** start **
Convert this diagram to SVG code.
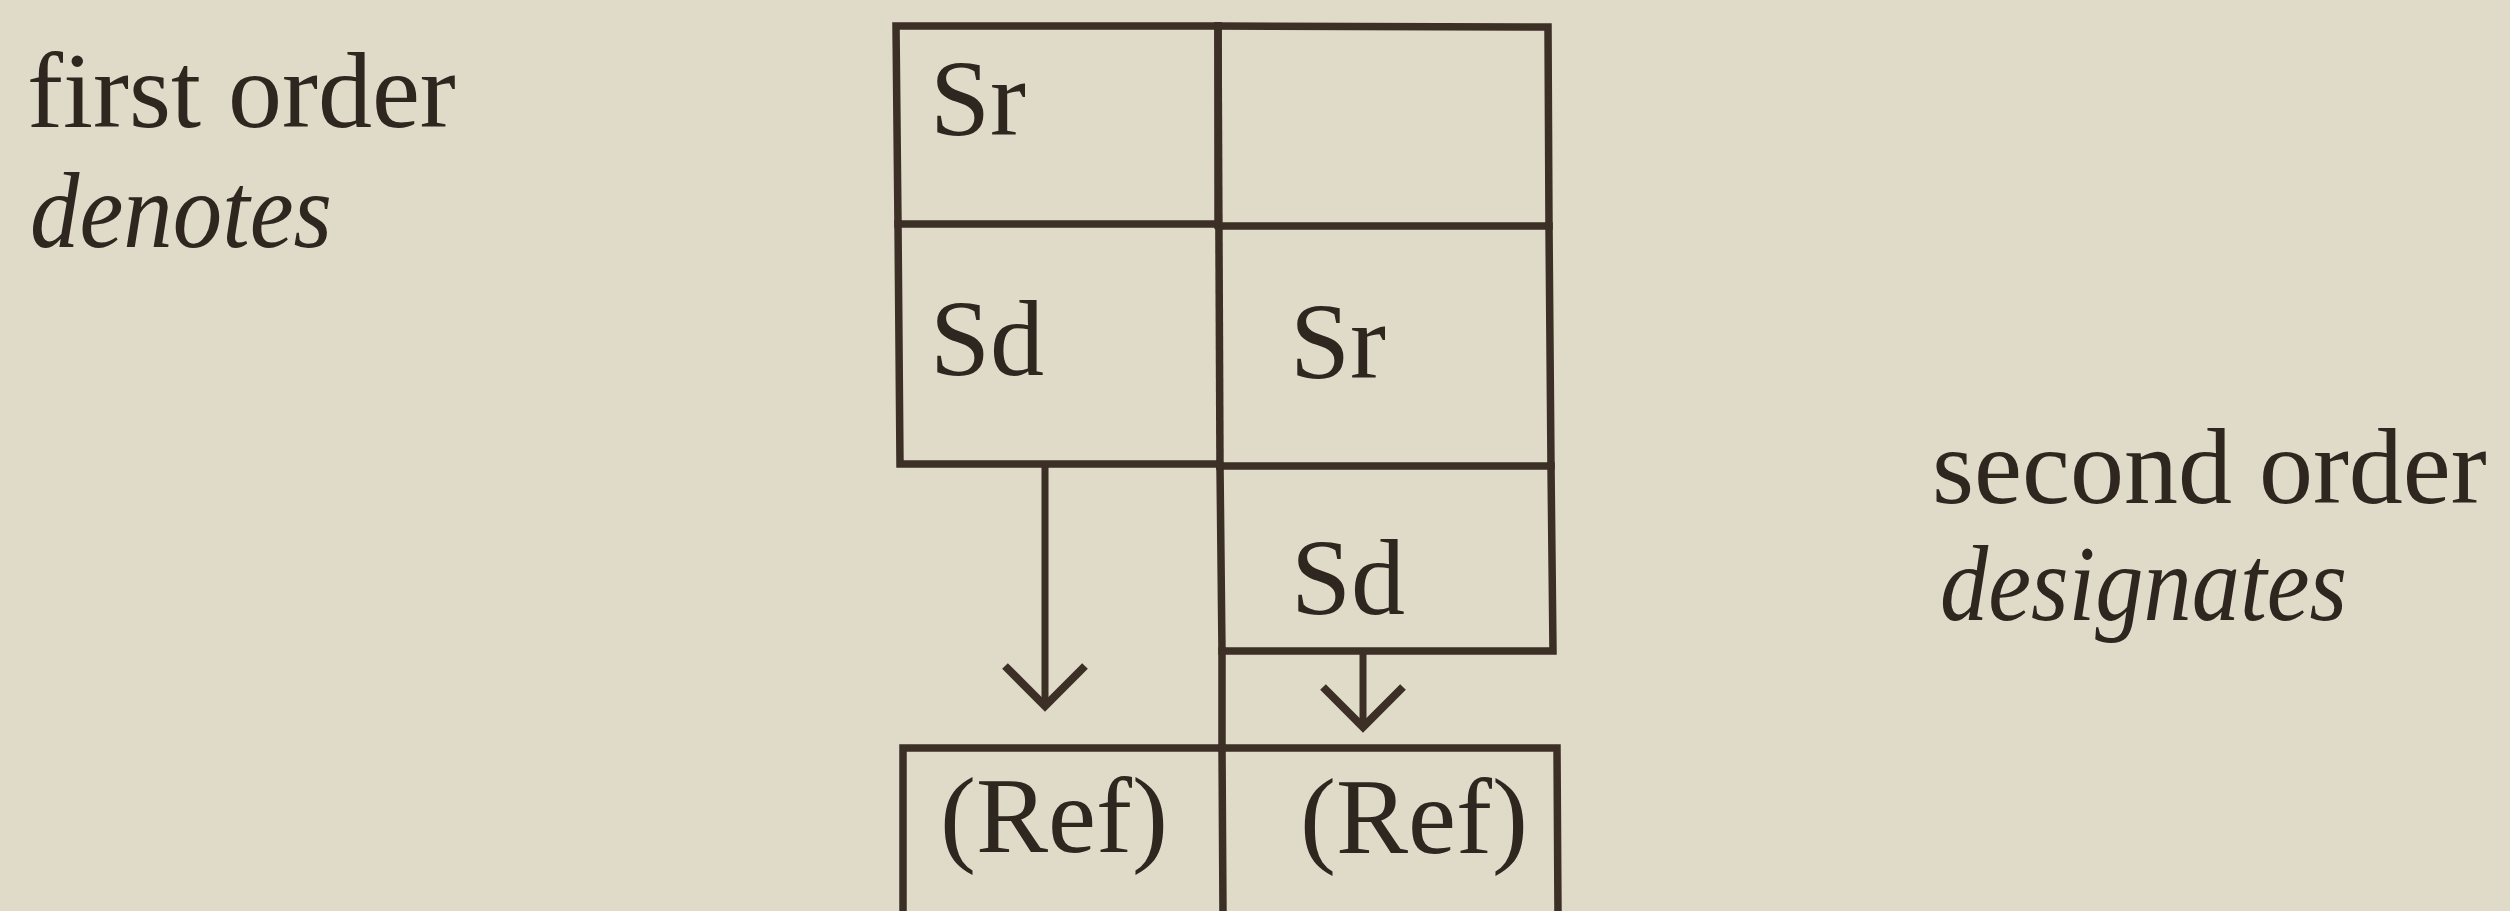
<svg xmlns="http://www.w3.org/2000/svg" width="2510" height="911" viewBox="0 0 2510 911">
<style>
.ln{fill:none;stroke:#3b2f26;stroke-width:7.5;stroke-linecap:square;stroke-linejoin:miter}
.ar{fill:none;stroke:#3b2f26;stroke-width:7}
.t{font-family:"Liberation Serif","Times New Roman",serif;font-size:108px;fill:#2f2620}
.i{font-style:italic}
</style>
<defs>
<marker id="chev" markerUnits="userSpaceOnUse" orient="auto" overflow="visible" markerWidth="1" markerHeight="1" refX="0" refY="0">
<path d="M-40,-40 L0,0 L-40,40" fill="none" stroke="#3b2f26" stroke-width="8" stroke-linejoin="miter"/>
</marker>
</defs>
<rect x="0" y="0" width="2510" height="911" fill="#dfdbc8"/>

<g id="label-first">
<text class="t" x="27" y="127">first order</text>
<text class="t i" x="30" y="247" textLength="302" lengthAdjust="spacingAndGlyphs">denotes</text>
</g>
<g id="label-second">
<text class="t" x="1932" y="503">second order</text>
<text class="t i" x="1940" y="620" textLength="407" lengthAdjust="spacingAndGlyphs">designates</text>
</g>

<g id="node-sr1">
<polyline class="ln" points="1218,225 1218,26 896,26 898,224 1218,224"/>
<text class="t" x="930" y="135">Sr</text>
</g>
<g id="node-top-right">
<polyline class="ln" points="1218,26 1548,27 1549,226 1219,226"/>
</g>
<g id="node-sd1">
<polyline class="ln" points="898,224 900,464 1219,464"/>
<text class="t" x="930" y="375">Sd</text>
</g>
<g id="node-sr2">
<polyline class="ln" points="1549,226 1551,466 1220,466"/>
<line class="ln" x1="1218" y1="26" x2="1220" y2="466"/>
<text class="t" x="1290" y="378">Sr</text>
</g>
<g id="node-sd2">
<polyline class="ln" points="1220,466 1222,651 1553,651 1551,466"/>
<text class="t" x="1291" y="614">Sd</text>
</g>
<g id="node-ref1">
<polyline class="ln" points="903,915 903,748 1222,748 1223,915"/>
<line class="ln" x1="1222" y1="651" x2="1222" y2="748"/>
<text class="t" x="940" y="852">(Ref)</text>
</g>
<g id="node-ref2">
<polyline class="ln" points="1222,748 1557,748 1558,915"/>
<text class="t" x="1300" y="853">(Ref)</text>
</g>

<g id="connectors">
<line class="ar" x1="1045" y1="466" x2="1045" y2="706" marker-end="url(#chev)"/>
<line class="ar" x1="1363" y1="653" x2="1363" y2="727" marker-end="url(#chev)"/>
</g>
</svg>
** end **
Go through the data above and transcribe it in full, omitting any image.

The completed task |
Convert this diagram to SVG code.
<svg xmlns="http://www.w3.org/2000/svg" width="2510" height="911" viewBox="0 0 2510 911">
<style>
.ln{fill:none;stroke:#3b2f26;stroke-width:7.5;stroke-linecap:square;stroke-linejoin:miter}
.ar{fill:none;stroke:#3b2f26;stroke-width:7}
.t{font-family:"Liberation Serif","Times New Roman",serif;font-size:108px;fill:#2f2620}
.i{font-style:italic}
</style>
<defs>
<marker id="chev" markerUnits="userSpaceOnUse" orient="auto" overflow="visible" markerWidth="1" markerHeight="1" refX="0" refY="0">
<path d="M-40,-40 L0,0 L-40,40" fill="none" stroke="#3b2f26" stroke-width="8" stroke-linejoin="miter"/>
</marker>
</defs>
<rect x="0" y="0" width="2510" height="911" fill="#dfdbc8"/>

<g id="label-first">
<text class="t" x="27" y="127">first order</text>
<text class="t i" x="30" y="247" textLength="302" lengthAdjust="spacingAndGlyphs">denotes</text>
</g>
<g id="label-second">
<text class="t" x="1932" y="503">second order</text>
<text class="t i" x="1940" y="620" textLength="407" lengthAdjust="spacingAndGlyphs">designates</text>
</g>

<g id="node-sr1">
<polyline class="ln" points="1218,225 1218,26 896,26 898,224 1218,224"/>
<text class="t" x="930" y="135">Sr</text>
</g>
<g id="node-top-right">
<polyline class="ln" points="1218,26 1548,27 1549,226 1219,226"/>
</g>
<g id="node-sd1">
<polyline class="ln" points="898,224 900,464 1219,464"/>
<text class="t" x="930" y="375">Sd</text>
</g>
<g id="node-sr2">
<polyline class="ln" points="1549,226 1551,466 1220,466"/>
<line class="ln" x1="1218" y1="26" x2="1220" y2="466"/>
<text class="t" x="1290" y="378">Sr</text>
</g>
<g id="node-sd2">
<polyline class="ln" points="1220,466 1222,651 1553,651 1551,466"/>
<text class="t" x="1291" y="614">Sd</text>
</g>
<g id="node-ref1">
<polyline class="ln" points="903,915 903,748 1222,748 1223,915"/>
<line class="ln" x1="1222" y1="651" x2="1222" y2="748"/>
<text class="t" x="940" y="852">(Ref)</text>
</g>
<g id="node-ref2">
<polyline class="ln" points="1222,748 1557,748 1558,915"/>
<text class="t" x="1300" y="853">(Ref)</text>
</g>

<g id="connectors">
<line class="ar" x1="1045" y1="466" x2="1045" y2="706" marker-end="url(#chev)"/>
<line class="ar" x1="1363" y1="653" x2="1363" y2="727" marker-end="url(#chev)"/>
</g>
</svg>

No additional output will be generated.